Monday, March 9, 2009

Restlessness

This morning I'm in a perverse state of mind, for which I blame congress' decision to begin daylight savings time so early that there's not enough daylight.

Many people go around with songs in their heads, and I do that sometimes, but more often I go around for a few days with a poem in my head, and the one that's in there today is really not appropriate for my mood, which is restless.

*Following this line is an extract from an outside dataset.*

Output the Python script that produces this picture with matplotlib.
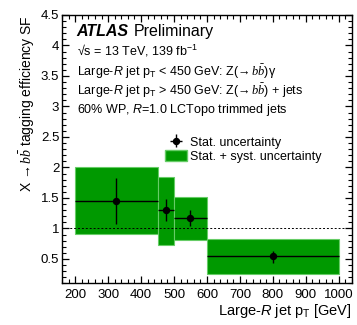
import numpy as np
import matplotlib
matplotlib.use("Agg")
import matplotlib.pyplot as plt
from matplotlib.patches import Patch
from matplotlib.ticker import MultipleLocator
from matplotlib.transforms import offset_copy

# ---- data ----
bin_lo = [200, 450, 500, 600]
bin_hi = [450, 500, 600, 1000]
sf = [1.45, 1.30, 1.17, 0.545]
stat_up = [1.82, 1.48, 1.30, 0.635]
stat_dn = [1.08, 1.12, 1.04, 0.44]
tot_up = [2.00, 1.85, 1.51, 0.835]
tot_dn = [0.915, 0.735, 0.81, 0.25]

plt.rcParams['font.family'] = ['Liberation Sans', 'DejaVu Sans']
plt.rcParams['mathtext.fontset'] = 'custom'
plt.rcParams['mathtext.rm'] = 'Liberation Sans'
plt.rcParams['mathtext.it'] = 'Liberation Serif:italic'
plt.rcParams['mathtext.sf'] = 'Liberation Sans:italic'

GREEN = '#009900'
EDGE = '#66cc66'

fig = plt.figure(figsize=(3.57, 3.25), dpi=100)
ax = fig.add_axes([0.1737, 0.128, 0.812, 0.826])

lo = np.array(bin_lo)
hi = np.array(bin_hi)
x = (lo + hi) / 2
y = np.array(sf)

for i in range(len(x)):
    ax.bar(lo[i], tot_up[i] - tot_dn[i], width=hi[i] - lo[i], bottom=tot_dn[i],
           align='edge', color=GREEN, edgecolor=EDGE, linewidth=0.8, zorder=1)

ax.axhline(1.0, color='black', linestyle=(0, (2, 2)), linewidth=0.7, zorder=2)

eb = ax.errorbar(x, y, xerr=[x - lo, hi - x],
                 yerr=[y - np.array(stat_dn), np.array(stat_up) - y],
                 fmt='o', color='black', markersize=4.3, elinewidth=1.0,
                 capsize=0, zorder=3)

ax.set_xlim(160, 1040)
ax.set_ylim(0.1, 4.5)
ax.xaxis.set_major_locator(MultipleLocator(100))
ax.xaxis.set_minor_locator(MultipleLocator(20))
ax.yaxis.set_minor_locator(MultipleLocator(0.1))
ax.set_yticks([0.5, 1, 1.5, 2, 2.5, 3, 3.5, 4, 4.5])
ax.set_yticklabels(['0.5', '1', '1.5', '2', '2.5', '3', '3.5', '4', '4.5'])
ax.tick_params(which='both', direction='in', top=True, right=True, labelsize=9.5)
ax.tick_params(which='major', length=5, width=0.9)
ax.tick_params(which='minor', length=2.8, width=0.8)
ax.tick_params(axis='y', pad=2)
ax.tick_params(axis='x', pad=4)
for s in ax.spines.values():
    s.set_linewidth(1.0)

ax.set_xlabel(r'Large-$\mathsf{R}$ jet p$_\mathrm{T}$ [GeV]', fontsize=10.5,
              loc='right', labelpad=1)
ax.set_ylabel(r'X →$\,b\bar{b}$ tagging efficiency SF', fontsize=10,
              loc='top', labelpad=3)

# ---- annotations ----
tx = 0.05
t_atlas = ax.text(tx, 0.921, 'ATLAS', transform=ax.transAxes, fontsize=11.5,
                  fontweight='bold', fontstyle='italic', va='baseline')
fig.canvas.draw()
w = t_atlas.get_window_extent().width
ax.text(tx, 0.921, 'Preliminary', fontsize=11.5, va='baseline',
        transform=offset_copy(ax.transAxes, fig=fig, x=(w + 5) * 72 / fig.dpi, units='points'))
ax.text(tx, 0.851, '√s = 13 TeV, 139 fb$^{-1}$', transform=ax.transAxes,
        fontsize=9, va='baseline')
ax.text(tx, 0.772, r'Large-$\mathsf{R}$ jet p$_\mathrm{T}$ < 450 GeV: Z(→$\,b\bar{b}$)γ',
        transform=ax.transAxes, fontsize=9, va='baseline')
ax.text(tx, 0.700, r'Large-$\mathsf{R}$ jet p$_\mathrm{T}$ > 450 GeV: Z(→$\,b\bar{b}$) + jets',
        transform=ax.transAxes, fontsize=9, va='baseline')
ax.text(tx, 0.636, r'60% WP, $\mathsf{R}$=1.0 LCTopo trimmed jets',
        transform=ax.transAxes, fontsize=9, va='baseline')

handles = [eb, Patch(facecolor=GREEN, edgecolor=EDGE)]
labels = ['Stat. uncertainty', 'Stat. + syst. uncertainty']
ax.legend(handles, labels, loc='upper left', bbox_to_anchor=(0.355, 0.55),
          frameon=False, fontsize=9, handlelength=1.8, handletextpad=0.2,
          handleheight=1.0, labelspacing=0.1, borderpad=0, borderaxespad=0)

fig.savefig('out.png', dpi=100)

I have a lot of work to do, and rather than finish one project and move on to the next, I'm flitting from one thing to another, as daft as the kitten, who just dug three toys out from under our oven storage drawer and is trying to play with all of them.

Maybe my unconscious is trying to tell me something by dredging up this Wordsworth poem:

Nuns fret not at their convent's narrow room;
And hermits are contented with their cells;
And students with their pensive citadels;
Maids at the wheel, the weaver at his loom,
Sit blithe and happy; bees that soar for bloom,
High as the highest Peak of Furness-fells,
Will murmur by the hour in foxglove bells:
In truth the prison, unto which we doom
Ourselves, no prison is; and hence for me,
In sundry moods, 'twas pastime to be bound
Within the sonnet's scanty plot of ground;
Please if some souls (for such there needs must be)
Who have felt the weight of too much liberty,
Should find brief solace there, as I have found.

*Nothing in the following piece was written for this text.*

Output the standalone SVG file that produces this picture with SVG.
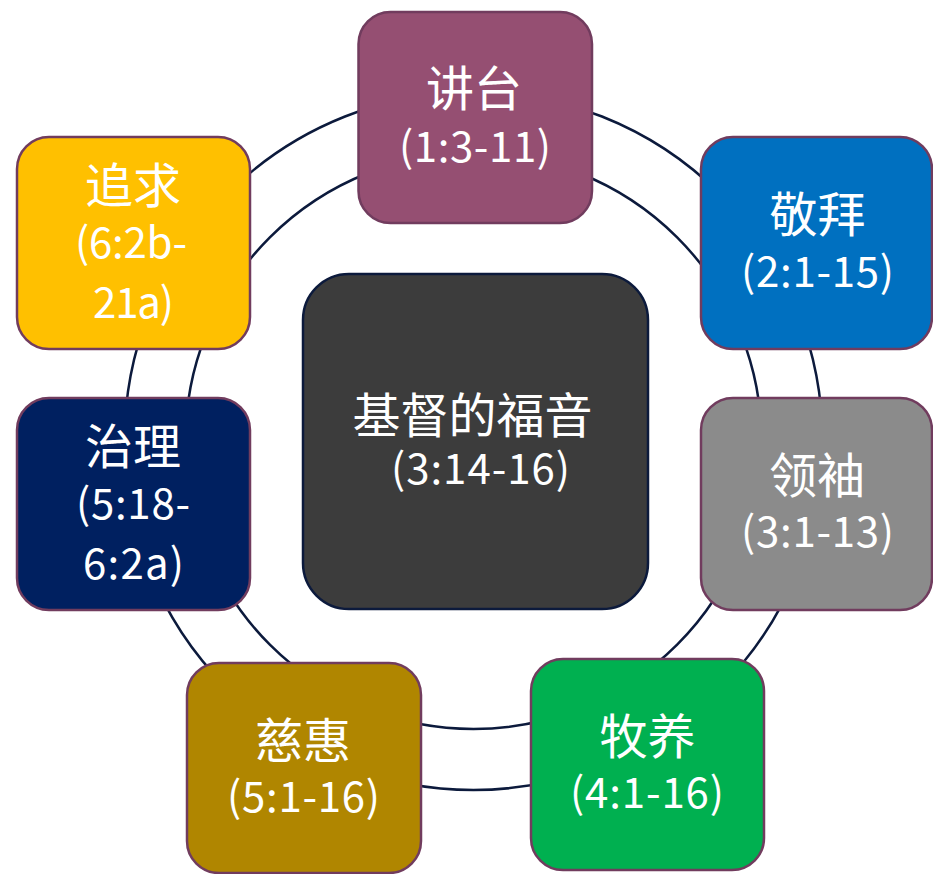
<svg xmlns="http://www.w3.org/2000/svg" width="933" height="874" viewBox="0 0 933 874">
<style>
.ring{fill:none;stroke:#0c1a3c;stroke-width:2.5}
.box{stroke:#713c5e;stroke-width:2.5}
.cj{font-family:"Noto Sans CJK SC","Noto Sans",sans-serif;font-size:48px;fill:#ffffff;text-anchor:middle}
.lt{font-family:"Noto Sans CJK SC","Noto Sans",sans-serif;font-size:42px;fill:#ffffff;text-anchor:middle}
</style>
<rect width="933" height="874" fill="#ffffff"/>
<g id="connectors">
<circle class="ring" cx="473.5" cy="441" r="349"/>
<circle class="ring" cx="473.5" cy="441" r="288"/>
</g>
<g id="center">
<rect x="303" y="274" width="345" height="335" rx="46" fill="#3c3c3c" stroke="#0c1a3c" stroke-width="2.5"/>
<text class="cj" x="472.5" y="433">基督的福音</text>
<text class="lt" x="480.5" y="484" textLength="179">(3:14-16)</text>
</g>
<g id="n-jiangtai">
<rect class="box" x="358.5" y="12" width="233.5" height="211" rx="32" fill="#954f72"/>
<text class="cj" x="474" y="106">讲台</text>
<text class="lt" x="475" y="162" textLength="152">(1:3-11)</text>
</g>
<g id="n-jingbai">
<rect class="box" x="701" y="137" width="231" height="212" rx="32" fill="#0070c0"/>
<text class="cj" x="817.5" y="232">敬拜</text>
<text class="lt" x="817.5" y="287" textLength="153">(2:1-15)</text>
</g>
<g id="n-lingxiu">
<rect class="box" x="701" y="398" width="231" height="212" rx="32" fill="#8b8b8b"/>
<text class="cj" x="817" y="493">领袖</text>
<text class="lt" x="817.5" y="547" textLength="153">(3:1-13)</text>
</g>
<g id="n-muyang">
<rect class="box" x="531" y="659" width="233" height="211" rx="32" fill="#00b050"/>
<text class="cj" x="647.5" y="754">牧养</text>
<text class="lt" x="647" y="808" textLength="154">(4:1-16)</text>
</g>
<g id="n-cihui">
<rect class="box" x="187" y="663" width="234" height="210" rx="32" fill="#b08600"/>
<text class="cj" x="303" y="758">慈惠</text>
<text class="lt" x="303.5" y="812" textLength="153">(5:1-16)</text>
</g>
<g id="n-zhili">
<rect class="box" x="17" y="398" width="233" height="212" rx="32" fill="#002060"/>
<text class="cj" x="133" y="464">治理</text>
<text class="lt" x="133" y="519" textLength="114">(5:18-</text>
<text class="lt" x="133.5" y="579" textLength="101">6:2a)</text>
</g>
<g id="n-zhuiqiu">
<rect class="box" x="17" y="137" width="233" height="212" rx="32" fill="#ffc000"/>
<text class="cj" x="133" y="203">追求</text>
<text class="lt" x="131" y="258" textLength="112">(6:2b-</text>
<text class="lt" x="133.5" y="318" textLength="81">21a)</text>
</g>
</svg>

Usually I agree with the point that it's easier to work in a form than to make something up entirely, and most days I work at what I've set myself pretty contentedly (if occasionally contentiously). Usually I think it's the least bad choice for my kids to go to the local public school. But today, in the aftermath of Saturday's 70-degree weather and the time change, I'm not so sure. Eleanor has to take the Ohio Graduation Test first thing every morning this week, which combines fatigue, boredom, and stress. Walker will start soccer practice tomorrow if the doctor says he can practice with his fractured arm. And I need to get done all the things that are due at the end of this week, the second week of spring break at the local college.

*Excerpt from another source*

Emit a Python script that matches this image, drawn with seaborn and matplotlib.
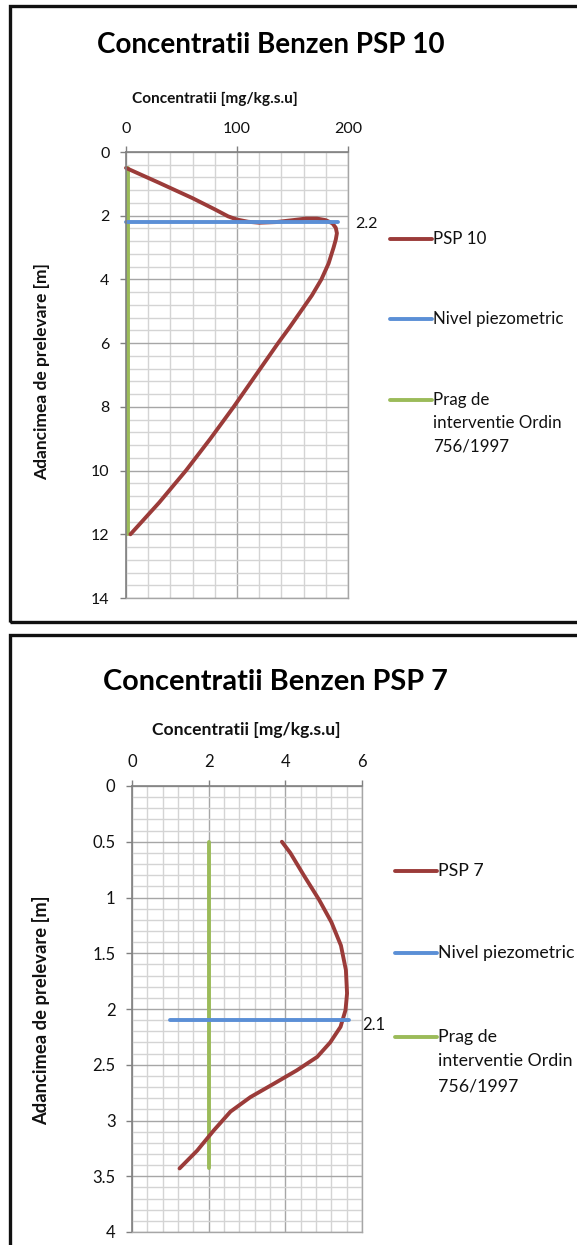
import matplotlib
matplotlib.use("Agg")
import matplotlib.pyplot as plt
import seaborn as sns
import pandas as pd
from matplotlib.patches import Rectangle
from matplotlib.lines import Line2D
from matplotlib.ticker import MultipleLocator, FuncFormatter

# ---------------- data ----------------
psp10_conc = [0, 30, 60, 80, 92, 100, 110, 120, 135, 150, 162, 172, 180, 186, 189, 190,
              189, 187, 182.5, 176, 167.5, 157.5, 147.5, 137, 117, 97, 76, 54, 30, 4]
psp10_depth = [0.5, 0.97, 1.45, 1.8, 2.02, 2.12, 2.19, 2.22, 2.2, 2.14, 2.09, 2.09, 2.14,
               2.24, 2.38, 2.55, 2.75, 3.0, 3.5, 4.0, 4.5, 5.0, 5.5, 6.0, 7.0, 8.0,
               9.0, 10.0, 11.0, 12.0]
piezo10_conc = [0, 191]
piezo10_depth = [2.2, 2.2]
prag10_conc = [2, 2]
prag10_depth = [0.5, 12]

psp7_conc = [3.91, 4.13, 4.48, 4.88, 5.2, 5.45, 5.58, 5.61, 5.57, 5.44, 5.17,
             4.83, 4.30, 3.70, 3.09, 2.57, 2.13, 1.70, 1.24]
psp7_depth = [0.5, 0.6, 0.8, 1.02, 1.22, 1.43, 1.65, 1.86, 2.01, 2.16, 2.3,
              2.43, 2.55, 2.67, 2.79, 2.92, 3.09, 3.27, 3.43]
piezo7_conc = [1.0, 5.65]
piezo7_depth = [2.1, 2.1]
prag7_conc = [2, 2]
prag7_depth = [0.5, 3.43]

titles = ["Concentratii Benzen PSP 10", "Concentratii Benzen PSP 7"]
series_names = [["PSP 10", "Nivel piezometric", "Prag de\ninterventie Ordin\n756/1997"],
                ["PSP 7", "Nivel piezometric", "Prag de\ninterventie Ordin\n756/1997"]]
xlabel = "Concentratii [mg/kg.s.u]"
ylabel = "Adancimea de prelevare [m]"
piezo_labels = ["2.2", "2.1"]

C_RED = "#9B3B39"
C_BLUE = "#5B8FD6"
C_GREEN = "#9BBB59"
TXT = "#111111"

sns.set_theme(style="white")
plt.rcParams['font.family'] = ['Lato', 'DejaVu Sans']

W, H = 577, 1245
fig = plt.figure(figsize=(W / 100, H / 100), dpi=100)


def fx(px):
    return px / W


def fy(py):
    return 1 - py / H


# frames
for (x0, y0, x1, y1) in [(10, 6, 640, 622), (10, 635, 640, 1300)]:
    fig.patches.append(Rectangle((fx(x0), fy(y1)), fx(x1) - fx(x0), fy(y0) - fy(y1),
                                 transform=fig.transFigure, fill=False,
                                 edgecolor="#111111", lw=2.4, clip_on=False))

fmt = FuncFormatter(lambda v, p: f"{v:g}")


def make_axes(rect, xmax, ymax, xmaj, xmin, ymaj, ymin, fs):
    l, t, r, b = rect
    ax = fig.add_axes([fx(l), fy(b), fx(r) - fx(l), fy(t) - fy(b)])
    ax.set_xlim(0, xmax)
    ax.set_ylim(ymax, 0)
    ax.xaxis.tick_top()
    ax.xaxis.set_label_position('top')
    ax.xaxis.set_major_locator(MultipleLocator(xmaj))
    ax.xaxis.set_minor_locator(MultipleLocator(xmin))
    ax.yaxis.set_major_locator(MultipleLocator(ymaj))
    ax.yaxis.set_minor_locator(MultipleLocator(ymin))
    ax.xaxis.set_major_formatter(fmt)
    ax.yaxis.set_major_formatter(fmt)
    ax.grid(which='major', color='#A6A6A6', lw=1.0)
    ax.grid(which='minor', color='#D4D4D4', lw=1.0)
    ax.set_axisbelow(True)
    for s in ['left', 'top']:
        ax.spines[s].set_color('#808080')
        ax.spines[s].set_linewidth(1.2)
        ax.spines[s].set_visible(True)
    for s in ['right', 'bottom']:
        ax.spines[s].set_color('#A6A6A6')
        ax.spines[s].set_linewidth(1.0)
        ax.spines[s].set_visible(True)
    ax.tick_params(which='major', direction='out', length=4.3, width=1, color='#808080',
                   labelsize=fs, labelcolor=TXT, pad=7.5,
                   top=True, bottom=False, left=True, right=False,
                   labeltop=True, labelbottom=False)
    ax.tick_params(which='minor', length=0)
    return ax


def draw_chart(ax, conc, depth, pconc, pdepth, gconc, gdepth, lw):
    sns.lineplot(x=gconc, y=gdepth, ax=ax, color=C_GREEN, linewidth=lw, sort=False,
                 estimator=None, legend=False)
    sns.lineplot(x=conc, y=depth, ax=ax, color=C_RED, linewidth=lw, sort=False,
                 estimator=None, legend=False)
    sns.lineplot(x=pconc, y=pdepth, ax=ax, color=C_BLUE, linewidth=lw, sort=False,
                 estimator=None, legend=False)
    for ln in ax.lines:
        ln.set_solid_capstyle('round')
        ln.set_solid_joinstyle('round')
        ln.set_clip_on(False)


# ---- top chart ----
ax1 = make_axes((126, 152, 348, 598), 200, 14, 100, 20, 2, 0.4, 11.5)
draw_chart(ax1, psp10_conc, psp10_depth, piezo10_conc, piezo10_depth,
           prag10_conc, prag10_depth, 2.8)
ax1.set_xlabel(xlabel, fontweight='bold', fontsize=11.1, color=TXT)
ax1.xaxis.set_label_coords((215 - 126) / 222, (598 - 103) / 446)
ax1.set_ylabel(ylabel, fontweight='bold', fontsize=12.5, color=TXT)
ax1.yaxis.set_label_coords((50 - 126) / 222, (598 - 372) / 446)
ax1.annotate(piezo_labels[0], xy=(piezo10_conc[-1], piezo10_depth[-1]),
             xytext=(17, -2), textcoords='offset pixels', va='center', ha='left',
             fontsize=11.5, color=TXT, annotation_clip=False)
fig.text(fx(271), fy(45), titles[0], ha='center', va='center', fontsize=20,
         fontweight='bold', color='#000000')

# ---- bottom chart ----
ax2 = make_axes((132, 786, 362, 1232), 6, 4, 2, 0.4, 0.5, 0.1, 12)
draw_chart(ax2, psp7_conc, psp7_depth, piezo7_conc, piezo7_depth,
           prag7_conc, prag7_depth, 2.8)
ax2.set_xlabel(xlabel, fontweight='bold', fontsize=12.6, color=TXT)
ax2.xaxis.set_label_coords((246 - 132) / 230, (1232 - 735) / 446)
ax2.set_ylabel(ylabel, fontweight='bold', fontsize=13.2, color=TXT)
ax2.yaxis.set_label_coords((50 - 132) / 230, (1232 - 1010) / 446)
ax2.annotate(piezo_labels[1], xy=(piezo7_conc[-1], piezo7_depth[-1]),
             xytext=(14, -5), textcoords='offset pixels', va='center', ha='left',
             fontsize=12, color=TXT, annotation_clip=False)
fig.text(fx(275), fy(682), titles[1], ha='center', va='center', fontsize=20.8,
         fontweight='bold', color='#000000')

# ---- legends (manual, Excel-style) ----
colors = [C_RED, C_BLUE, C_GREEN]
leg_specs = [
    (390, 432, [239, 319, 400], 12.2, 23.5, series_names[0]),
    (395, 437, [871, 953, 1037], 12.8, 24.5, series_names[1]),
]
for x0, x1, ys, fs, step, names in leg_specs:
    for c, yy, name in zip(colors, ys, names):
        fig.add_artist(Line2D([fx(x0), fx(x1)], [fy(yy), fy(yy)], color=c, lw=2.8,
                              transform=fig.transFigure, solid_capstyle='round'))
        for k, part in enumerate(name.split('\n')):
            fig.text(fx(x1 + 1), fy(yy + k * step), part, ha='left', va='center',
                     fontsize=fs, color=TXT)

fig.savefig("out.png", dpi=100)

Too much liberty. Maybe I need to reread Walker Percy's The Last Gentleman, about a character who is paralyzed by too many possibilities. Maybe I need to...oh, I don't know. What puts restlessness to rest?

4 comments:

Anonymous said...

The perfect poem for this morning. I've been thinking about this very thing. Although I think Wordsworth is completely whacked in his interpretation of student contentment, he is definitely onto something with the weight of too much liberty. Mr. Spy and I have recently finished watching Into Great Silence, a nearly wordless film that takes you into the world of the Chartreuse monks. And I have to say, they look like some of the happiest people on earth.

Jeanne said...

Harriet, I think I'll add "student contentment" to my list of oxymorons!

Anonymous said...

Love the Twilight Commentary Links!

=)

Anonymous said...

I'm feeling really restless, too. Don't know what is up with that. I have an especially severe case of "itchy feet" and want to cross an ocean in the worst way. I am especially cross that we probably can't afford to.

If you find a cure for restlessness, let me know.